■ **CHALLENGE**
Reproduce the listing below exactly, minus its pictures.

■ **DATASET EXTRACT**
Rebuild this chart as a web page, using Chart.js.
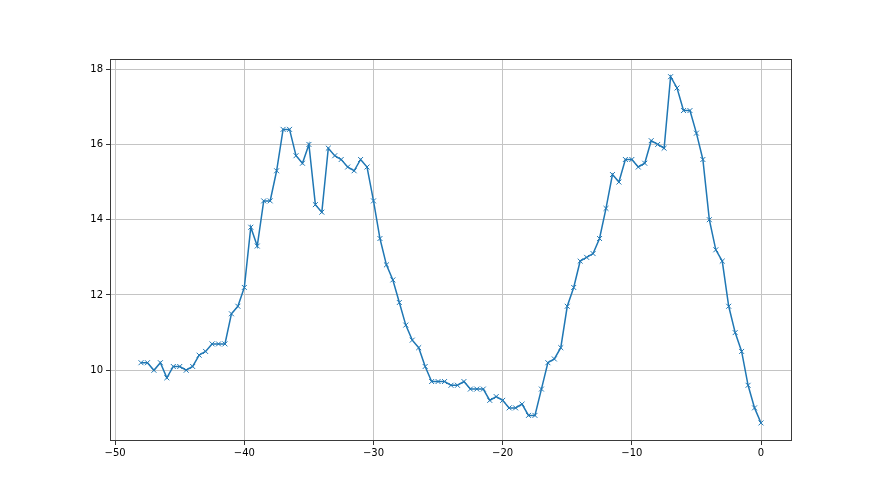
<!DOCTYPE html>
<html>
<head>
<meta charset="utf-8">
<script src="https://cdn.jsdelivr.net/npm/chart.js@4.4.0/dist/chart.umd.min.js"></script>
<style>
html,body{margin:0;padding:0;background:#fff;}
#wrap{width:880px;height:495px;position:relative;}
</style>
</head>
<body>
<div id="wrap"><canvas id="c" width="880" height="495"></canvas></div>
<script>
const xValues = [-48,-47.5,-47,-46.5,-46,-45.5,-45,-44.5,-44,-43.5,-43,-42.5,-42,-41.5,-41,-40.5,-40,-39.5,-39,-38.5,-38,-37.5,-37,-36.5,-36,-35.5,-35,-34.5,-34,-33.5,-33,-32.5,-32,-31.5,-31,-30.5,-30,-29.5,-29,-28.5,-28,-27.5,-27,-26.5,-26,-25.5,-25,-24.5,-24,-23.5,-23,-22.5,-22,-21.5,-21,-20.5,-20,-19.5,-19,-18.5,-18,-17.5,-17,-16.5,-16,-15.5,-15,-14.5,-14,-13.5,-13,-12.5,-12,-11.5,-11,-10.5,-10,-9.5,-9,-8.5,-8,-7.5,-7,-6.5,-6,-5.5,-5,-4.5,-4,-3.5,-3,-2.5,-2,-1.5,-1,-0.5,0];
const yValues = [10.2,10.2,10.0,10.2,9.8,10.1,10.1,10.0,10.1,10.4,10.5,10.7,10.7,10.7,11.5,11.7,12.2,13.8,13.3,14.5,14.5,15.3,16.4,16.4,15.7,15.5,16.0,14.4,14.2,15.9,15.7,15.6,15.4,15.3,15.6,15.4,14.5,13.5,12.8,12.4,11.8,11.2,10.8,10.6,10.1,9.7,9.7,9.7,9.6,9.6,9.7,9.5,9.5,9.5,9.2,9.3,9.2,9.0,9.0,9.1,8.8,8.8,9.5,10.2,10.3,10.6,11.7,12.2,12.9,13.0,13.1,13.5,14.3,15.2,15.0,15.6,15.6,15.4,15.5,16.1,16.0,15.9,17.8,17.5,16.9,16.9,16.3,15.6,14.0,13.2,12.9,11.7,11.0,10.5,9.6,9.0,8.6];
const xTicks = [-50,-40,-30,-20,-10,0];
const yTicks = [10,12,14,16,18];

const points = xValues.map((x,i)=>({x:x,y:yValues[i]}));

const frame = {
  id:'frame',
  afterDraw(chart){
    const a = chart.chartArea, ctx = chart.ctx;
    ctx.save();
    ctx.strokeStyle = '#3a3a3a';
    ctx.lineWidth = 1;
    ctx.strokeRect(Math.round(a.left)+0.5, Math.round(a.top)+0.5, Math.round(a.right-a.left)-1, Math.round(a.bottom-a.top)-1);
    ctx.restore();
  }
};

Chart.defaults.font.family = 'DejaVu Sans';
Chart.defaults.font.size = 10;
Chart.defaults.color = '#000';

new Chart(document.getElementById('c'), {
  type:'line',
  data:{datasets:[{
    data:points,
    borderColor:'#1f77b4',
    backgroundColor:'#1f77b4',
    borderWidth:1.5,
    pointStyle:'crossRot',
    pointRadius:3.5,
    pointBorderWidth:1,
    pointBorderColor:'#1f77b4',
    pointHoverRadius:3.5,
    tension:0,
    fill:false
  }]},
  options:{
    responsive:false,
    animation:false,
    events:[],
    layout:{padding:{top:59,right:88,left:0,bottom:0}},
    plugins:{legend:{display:false},tooltip:{enabled:false}},
    scales:{
      x:{
        type:'linear',
        min:-50.4, max:2.4,
        afterBuildTicks(axis){ axis.ticks = xTicks.map(v=>({value:v})); },
        afterFit(axis){ axis.height = 54; },
        grid:{color:'#c4c4c4', lineWidth:1, tickColor:'#333', tickLength:4, drawTicks:true},
        border:{display:false},
        ticks:{padding:2, maxRotation:0, autoSkip:false, callback:v=>String(v).replace('-','\u2212')}
      },
      y:{
        type:'linear',
        min:8.12, max:18.27,
        afterBuildTicks(axis){ axis.ticks = yTicks.map(v=>({value:v})); },
        afterFit(axis){ axis.width = 110; },
        grid:{color:'#c4c4c4', lineWidth:1, tickColor:'#333', tickLength:4, drawTicks:true},
        border:{display:false},
        ticks:{padding:3, autoSkip:false}
      }
    }
  },
  plugins:[frame]
});
</script>
</body>
</html>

■ **THE REPLY**
Rebuild this chart as a web page, using Chart.js.
<!DOCTYPE html>
<html>
<head>
<meta charset="utf-8">
<script src="https://cdn.jsdelivr.net/npm/chart.js@4.4.0/dist/chart.umd.min.js"></script>
<style>
html,body{margin:0;padding:0;background:#fff;}
#wrap{width:880px;height:495px;position:relative;}
</style>
</head>
<body>
<div id="wrap"><canvas id="c" width="880" height="495"></canvas></div>
<script>
const xValues = [-48,-47.5,-47,-46.5,-46,-45.5,-45,-44.5,-44,-43.5,-43,-42.5,-42,-41.5,-41,-40.5,-40,-39.5,-39,-38.5,-38,-37.5,-37,-36.5,-36,-35.5,-35,-34.5,-34,-33.5,-33,-32.5,-32,-31.5,-31,-30.5,-30,-29.5,-29,-28.5,-28,-27.5,-27,-26.5,-26,-25.5,-25,-24.5,-24,-23.5,-23,-22.5,-22,-21.5,-21,-20.5,-20,-19.5,-19,-18.5,-18,-17.5,-17,-16.5,-16,-15.5,-15,-14.5,-14,-13.5,-13,-12.5,-12,-11.5,-11,-10.5,-10,-9.5,-9,-8.5,-8,-7.5,-7,-6.5,-6,-5.5,-5,-4.5,-4,-3.5,-3,-2.5,-2,-1.5,-1,-0.5,0];
const yValues = [10.2,10.2,10.0,10.2,9.8,10.1,10.1,10.0,10.1,10.4,10.5,10.7,10.7,10.7,11.5,11.7,12.2,13.8,13.3,14.5,14.5,15.3,16.4,16.4,15.7,15.5,16.0,14.4,14.2,15.9,15.7,15.6,15.4,15.3,15.6,15.4,14.5,13.5,12.8,12.4,11.8,11.2,10.8,10.6,10.1,9.7,9.7,9.7,9.6,9.6,9.7,9.5,9.5,9.5,9.2,9.3,9.2,9.0,9.0,9.1,8.8,8.8,9.5,10.2,10.3,10.6,11.7,12.2,12.9,13.0,13.1,13.5,14.3,15.2,15.0,15.6,15.6,15.4,15.5,16.1,16.0,15.9,17.8,17.5,16.9,16.9,16.3,15.6,14.0,13.2,12.9,11.7,11.0,10.5,9.6,9.0,8.6];
const xTicks = [-50,-40,-30,-20,-10,0];
const yTicks = [10,12,14,16,18];

const points = xValues.map((x,i)=>({x:x,y:yValues[i]}));

const frame = {
  id:'frame',
  afterDraw(chart){
    const a = chart.chartArea, ctx = chart.ctx;
    ctx.save();
    ctx.strokeStyle = '#3a3a3a';
    ctx.lineWidth = 1;
    ctx.strokeRect(Math.round(a.left)+0.5, Math.round(a.top)+0.5, Math.round(a.right-a.left)-1, Math.round(a.bottom-a.top)-1);
    ctx.restore();
  }
};

Chart.defaults.font.family = 'DejaVu Sans';
Chart.defaults.font.size = 10;
Chart.defaults.color = '#000';

new Chart(document.getElementById('c'), {
  type:'line',
  data:{datasets:[{
    data:points,
    borderColor:'#1f77b4',
    backgroundColor:'#1f77b4',
    borderWidth:1.5,
    pointStyle:'crossRot',
    pointRadius:3.5,
    pointBorderWidth:1,
    pointBorderColor:'#1f77b4',
    pointHoverRadius:3.5,
    tension:0,
    fill:false
  }]},
  options:{
    responsive:false,
    animation:false,
    events:[],
    layout:{padding:{top:59,right:88,left:0,bottom:0}},
    plugins:{legend:{display:false},tooltip:{enabled:false}},
    scales:{
      x:{
        type:'linear',
        min:-50.4, max:2.4,
        afterBuildTicks(axis){ axis.ticks = xTicks.map(v=>({value:v})); },
        afterFit(axis){ axis.height = 54; },
        grid:{color:'#c4c4c4', lineWidth:1, tickColor:'#333', tickLength:4, drawTicks:true},
        border:{display:false},
        ticks:{padding:2, maxRotation:0, autoSkip:false, callback:v=>String(v).replace('-','\u2212')}
      },
      y:{
        type:'linear',
        min:8.12, max:18.27,
        afterBuildTicks(axis){ axis.ticks = yTicks.map(v=>({value:v})); },
        afterFit(axis){ axis.width = 110; },
        grid:{color:'#c4c4c4', lineWidth:1, tickColor:'#333', tickLength:4, drawTicks:true},
        border:{display:false},
        ticks:{padding:3, autoSkip:false}
      }
    }
  },
  plugins:[frame]
});
</script>
</body>
</html>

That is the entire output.